Sunday, August 5, 2007

Faith and Relevance

I’ve been reading an excellent book by John Fischer called “Fearless Faith” (I highly recommend anything John Fischer writes – he is normally very thought-provoking and interesting). The basic premise of the book is that Christians today do not regularly engage themselves with the world and culture around them, but have instead created a safe Christian sub-culture where we can live without fear of having our preconceived notions challenged.

I still struggle with what relevance Christianity has to today’s culture and society. It frustrates me to know that for many, the stereotype of a modern Christian is someone who has disengaged their brain for simplistic, bumper-sticker slogans. It frustrates me even more when I see Christians who live up to that stereotype (trust me, none of you fit in this category). How are Christians supposed to be light and salt to a world that can so easily ignore the trite garbage that many Christians throw around (“the bible says it, I believe it, that settles it”). Again, let me emphasize that none of you even come close to these kind of offenses – but let’s face it, we’ve all seen and heard this kind of stuff.

Allow me to quote from the book now:

“Christians need to become familiar with more than just the Christian point of view … I think, in this regard, of Daniel and his three friends who served in a pagan king’s court and of how well versed they were in the thinking of their day. It says of them that ‘God gave [them] knowledge and understanding of all kinds of literature and learning…In every matter of wisdom and understanding about which the king questioned them, he found them ten times better than all the magicians and enchanters in his whole kingdom’ (Daniel 1:17, 20). In other words, they knew everything their contemporaries knew, and then some.

For some Christians today, it’s almost as if they are afraid of being corrupted by a thought they haven’t already had, as if they have already made up their minds about everything. A Christian may have made up her mind about the basic doctrines of the gospel, but she is always in the process of figuring out how that doctrine fits into the life she leads in the real world. That’s why the discussion has to go on, and in that discussion, opportunities to dialogue with the world will always come up.

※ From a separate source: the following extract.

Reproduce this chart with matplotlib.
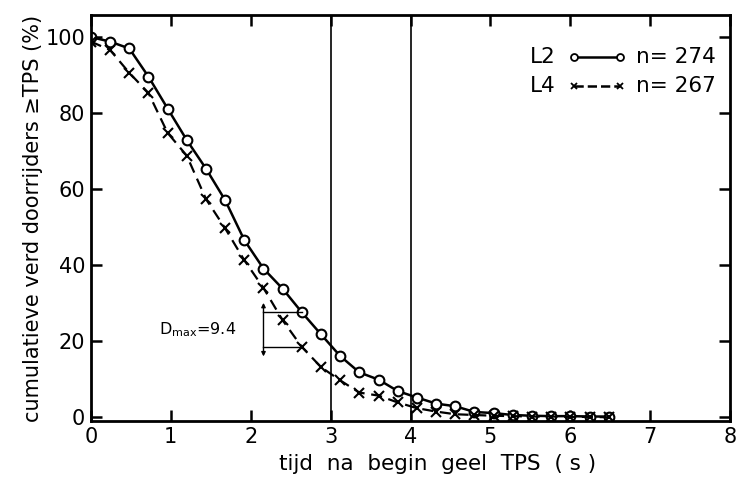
import matplotlib
matplotlib.use('Agg')
import matplotlib.pyplot as plt
import numpy as np

# time after start of amber (s), sampled every 0.24 s
tijd = np.round(np.arange(28) * 0.24, 2)

# L2 (n = 274), cumulative % of drivers passing >= TPS
l2 = [100, 98.8, 97.0, 89.6, 81.2, 72.9, 65.4, 57.1, 46.6, 39.1, 33.8, 27.6,
      21.8, 16.1, 11.8, 9.9, 6.9, 5.2, 3.6, 2.9, 1.4, 1.1, 0.6, 0.4, 0.3, 0.3,
      0.2, 0.2]

# L4 (n = 267)
l4 = [98.8, 96.6, 90.6, 85.3, 74.8, 68.8, 57.4, 49.7, 41.3, 34.0, 25.5, 18.5,
      13.2, 9.7, 6.5, 5.7, 3.9, 2.4, 1.5, 0.8, 0.6, 0.4, 0.3, 0.2, 0.2, 0.1,
      0.1, 0.0]

x_ticks = [0, 1, 2, 3, 4, 5, 6, 7, 8]
y_ticks = [0, 20, 40, 60, 80, 100]
v_lines = [3, 4]
dmax_x = 2.16
dmax_idx = 11

fig = plt.figure(figsize=(7.39, 4.84), dpi=100)
ax = fig.add_axes([0.123, 0.130, 0.865, 0.839])

ax.plot(tijd, l2, '-', color='black', lw=1.8, marker='o', ms=7,
        mfc='white', mec='black', mew=1.5)
ax.plot(tijd, l4, '--', color='black', lw=1.6, dashes=(5, 3), marker='x',
        ms=7, mew=1.5)

for v in v_lines:
    ax.axvline(v, color='black', lw=1.2)

# Dmax bracket
y_hi = l2[dmax_idx]
y_lo = l4[dmax_idx]
ax.plot([dmax_x, tijd[dmax_idx]], [y_hi, y_hi], color='black', lw=1.0)
ax.plot([dmax_x, tijd[dmax_idx]], [y_lo, y_lo], color='black', lw=1.0)
ax.annotate('', xy=(dmax_x, y_hi + 2.5), xytext=(dmax_x, y_lo - 2.5),
            arrowprops=dict(arrowstyle='<|-|>', color='black', lw=1.0,
                            mutation_scale=6, shrinkA=0, shrinkB=0))
ax.text(1.82, 23.0, r'D$_{\mathrm{max}}$=9.4', fontsize=11.5, ha='right',
        va='center')

# legend drawn by hand
tr = ax.transAxes
for yy, lab, n, ls, mk in [(0.897, 'L2', 'n= 274', '-', 'o'),
                           (0.825, 'L4', 'n= 267', '--', 'x')]:
    ax.text(0.687, yy, lab, transform=tr, fontsize=15.5, va='center')
    ax.plot([0.755, 0.828], [yy, yy], transform=tr, color='black', lw=1.8,
            ls=ls, marker=mk, ms=5, mfc='white', mec='black', mew=1.3,
            clip_on=False)
    ax.text(0.852, yy, n, transform=tr, fontsize=15.5, va='center')

ax.set_xlim(0, 8)
ax.set_ylim(-1.0, 105.8)
ax.set_xticks(x_ticks)
ax.set_yticks(y_ticks)
ax.tick_params(direction='in', length=8, width=1.8, labelsize=15,
               top=True, right=True, pad=4)
for s in ax.spines.values():
    s.set_linewidth(2)

ax.set_xlabel('tijd  na  begin  geel  TPS  ( s )', fontsize=15.5)
ax.xaxis.set_label_coords(0.543, -0.08)
ax.set_ylabel('cumulatieve verd doorrijders \u2265TPS (%)', fontsize=15,
              labelpad=2)

fig.savefig('out.png', dpi=100)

Jesus commands us in Mark 12:30 to love God with all our heart, soul, mind, and strength. That means, when properly used, the mind is something to love God with.”

This struck a major chord with me and I remembered something someone had mentioned about that passage in Mark, so I did a little looking and here’s the rundown on what we’ve got:

  • Jesus was answering a scribe who came into the middle of a game of “gotcha” between the Sadducees and Jesus (the Sadducees were losing)
  • The scribe simply asked which was the greatest commandment
  • Jesus answered by quoting Deut. 6:4-5 – BUT, he added something. The passage in Deuteronomy commands us to love God with all of our heart, soul, and strength – Jesus said we were to also love God with our mind (also noted in Matt 22:37)
  • The word “Mind” used here (and in Matthew) is the Greek word “dianoia” which Strong’s translates as “deep thought – the faculty (mind or its disposition) by impl. its exercise – imagination, mind, understanding”
  • Jesus then added the second command from Lev. 19:18 – to love your neighbor as yourself. I had always assumed these two commandments were found in the same place in the Old Testament. I did not realize before that Jesus had taken these two commands from two different parts of the Old Testament and put them together like this
  • The scribe then compliments Jesus for his answer and adds “this is much more important than all whole burnt offerings and sacrifices”
  • Jesus then compliments the scribe, saying “You are not far from the kingdom of God”
  • After that, no one said a thing.

Think about this for a minute: Jesus said the greatest commandment is to love God with all of our mind – our thoughts, our imagination, our understanding. Not only that, but this scribe who started off challenging Jesus – maybe he was trying to trick him, maybe the scribe was genuinely impressed by the way Jesus was handling the Sadducees and really wanted an answer – either way, he asked the question that lead to the revelation of this great commandment – and by the time the conversation ends, Jesus declares that this scribe is almost at the kingdom of God.

In the middle of all of this, I started thinking about how I relate to my children. Obviously, I appreciate it when they obey my wishes without complaint. Yes, I enjoy it when they express their love and affection for me. But, there is nothing like getting into a conversation with them – when they reveal something they’ve discovered, thought about, read, wondered about – when they ask the tough questions and want to struggle through to find a real answer. I can’t help but think that maybe God is like that. Yes, he enjoys our obedience and praise, but is He waiting for us to engage Him with our mind?

Is this why Jesus encouraged us to ask, seek, and knock? Does He want us to wrestle with those tough questions knowing that the answers we find will help us grow into something more than we ever imagined?

What do you think? Is any of this legitimate?